From the first line of the listing below to the line with "Chart.register(...registerables);", print each line exactly, and nothing more. Leave out the pictures.
◇ ◇ ◇ ◇
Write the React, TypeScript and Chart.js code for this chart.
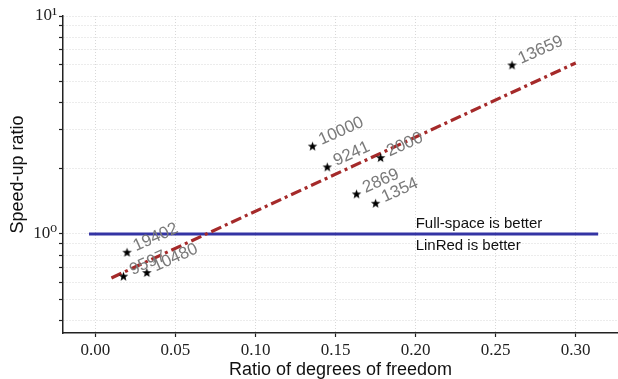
import React, { useEffect, useRef } from 'react';
import { Chart, registerables } from 'chart.js';

Chart.register(...registerables);

// ---- data ----
const dofRatio = [0.2602, 0.1356, 0.1448, 0.1781, 0.1631, 0.175, 0.01975, 0.0175, 0.0321];
const speedup = [5.96, 2.53, 2.03, 2.24, 1.526, 1.383, 0.824, 0.64, 0.665];
const pointLabels = ['13659', '10000', '9241', '2000', '2869', '1354', '19402', '9597', '10480'];
const fitX = [0.01, 0.3];
const fitY = [0.628, 6.09];
const refX = [-0.004, 0.314];
const refY = [1, 1];
const xTicks = [0, 0.05, 0.1, 0.15, 0.2, 0.25, 0.3];
const yTicks = [0.4, 0.5, 0.6, 0.7, 0.8, 0.9, 1, 2, 3, 4, 5, 6, 7, 8, 9, 10];
const yTickLabels: Record<string, string> = { '1': '10⁰', '10': '10¹' };
const regionLabels = ['Full-space is better', 'LinRed is better'];
const regionX = 0.2;
const xTitle = 'Ratio of degrees of freedom';
const yTitle = 'Speed-up ratio';

function makeStar(): HTMLCanvasElement {
  const c = document.createElement('canvas');
  const s = 11;
  c.width = s;
  c.height = s;
  const g = c.getContext('2d')!;
  const cx = s / 2, cy = s / 2 + 0.4, R = 5, r = 2.1;
  g.beginPath();
  for (let i = 0; i < 10; i++) {
    const rad = i % 2 === 0 ? R : r;
    const a = -Math.PI / 2 + (i * Math.PI) / 5;
    const px = cx + rad * Math.cos(a), py = cy + rad * Math.sin(a);
    if (i === 0) g.moveTo(px, py); else g.lineTo(px, py);
  }
  g.closePath();
  g.fillStyle = '#000';
  g.fill();
  return c;
}

const annotatePlugin = {
  id: 'annotate',
  afterDatasetsDraw(chart: any) {
    const { ctx, scales } = chart;
    const x = scales.x, y = scales.y;
    ctx.save();
    ctx.font = '17px "Liberation Sans", Arial, sans-serif';
    ctx.fillStyle = '#7a7a7a';
    ctx.textAlign = 'left';
    ctx.textBaseline = 'alphabetic';
    dofRatio.forEach((v, i) => {
      const px = x.getPixelForValue(v);
      const py = y.getPixelForValue(speedup[i]);
      ctx.save();
      ctx.translate(px + 9, py - 1);
      ctx.rotate((-24 * Math.PI) / 180);
      ctx.fillText(pointLabels[i], 0, 0);
      ctx.restore();
    });
    ctx.font = '15px "Liberation Sans", Arial, sans-serif';
    ctx.fillStyle = '#111';
    const lx = x.getPixelForValue(regionX);
    const ly = y.getPixelForValue(1);
    ctx.textBaseline = 'bottom';
    ctx.fillText(regionLabels[0], lx, ly - 3);
    ctx.textBaseline = 'top';
    ctx.fillText(regionLabels[1], lx, ly + 4);
    ctx.restore();
  },
};

export default function App() {
  const ref = useRef<HTMLCanvasElement>(null);
  useEffect(() => {
    const star = makeStar();
    const serif = '"Liberation Serif", "DejaVu Serif", serif';
    const sans = '"Liberation Sans", Arial, sans-serif';
    const chart = new Chart(ref.current!, {
      type: 'scatter',
      data: {
        datasets: [
          {
            type: 'scatter',
            data: dofRatio.map((v, i) => ({ x: v, y: speedup[i] })),
            pointStyle: star as any,
            pointRadius: 5,
            order: 0,
          },
          {
            type: 'line',
            data: fitX.map((v, i) => ({ x: v, y: fitY[i] })),
            borderColor: '#a52a2a',
            borderWidth: 3.2,
            borderDash: [11, 4, 3, 4],
            pointRadius: 0,
            fill: false,
            order: 1,
          },
          {
            type: 'line',
            data: refX.map((v, i) => ({ x: v, y: refY[i] })),
            borderColor: '#3434a4',
            borderWidth: 3,
            pointRadius: 0,
            fill: false,
            order: 2,
          },
        ],
      } as any,
      options: {
        animation: false,
        responsive: false,
        layout: { autoPadding: false, padding: { top: 16, right: 0, bottom: 0, left: 0 } },
        plugins: { legend: { display: false }, tooltip: { enabled: false } },
        scales: {
          x: {
            type: 'linear',
            min: -0.02025,
            max: 0.3264,
            afterBuildTicks: (s: any) => { s.ticks = xTicks.map((v) => ({ value: v })); },
            afterFit: (s: any) => { s.height = 46; s.paddingRight = 0; s.paddingLeft = 0; },
            ticks: {
              autoSkip: false,
              includeBounds: false,
              maxRotation: 0,
              padding: 3,
              color: '#222',
              font: { family: serif, size: 17 },
              callback: (v: any) => Number(v).toFixed(2),
            },
            grid: { color: '#d8d8d8', lineWidth: 1, tickColor: '#222', tickLength: 4, tickWidth: 1.2 },
            border: { display: true, color: '#222', width: 1.5, dash: [1, 2] },
            title: { display: true, text: xTitle, color: '#111', font: { family: sans, size: 18 }, padding: { top: 0, bottom: -2 } },
          },
          y: {
            type: 'logarithmic',
            min: 0.351,
            max: 10,
            afterBuildTicks: (s: any) => { s.ticks = yTicks.map((v) => ({ value: v })); },
            afterFit: (s: any) => { s.width = 63; },
            ticks: {
              autoSkip: false,
              padding: 2,
              color: '#222',
              font: { family: serif, size: 17 },
              callback: (v: any) => yTickLabels[String(v)] ?? '',
            },
            grid: { color: '#d8d8d8', lineWidth: 1, tickColor: '#222', tickLength: 4, tickWidth: 1.2 },
            border: { display: true, color: '#222', width: 1.5, dash: [1, 2] },
            title: { display: true, text: yTitle, color: '#111', font: { family: sans, size: 18 }, padding: { top: 7, bottom: 0 } },
          },
        },
      } as any,
      plugins: [annotatePlugin],
    });
    return () => chart.destroy();
  }, []);
  return (
    <div style={{ position: 'absolute', left: 0, top: 0, width: 618, height: 379, background: '#fff' }}>
      <canvas ref={ref} width={618} height={379} style={{ display: 'block' }} />
    </div>
  );
}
◇ ◇ ◇ ◇
Solved exercise —
Write the React, TypeScript and Chart.js code for this chart.
import React, { useEffect, useRef } from 'react';
import { Chart, registerables } from 'chart.js';

Chart.register(...registerables);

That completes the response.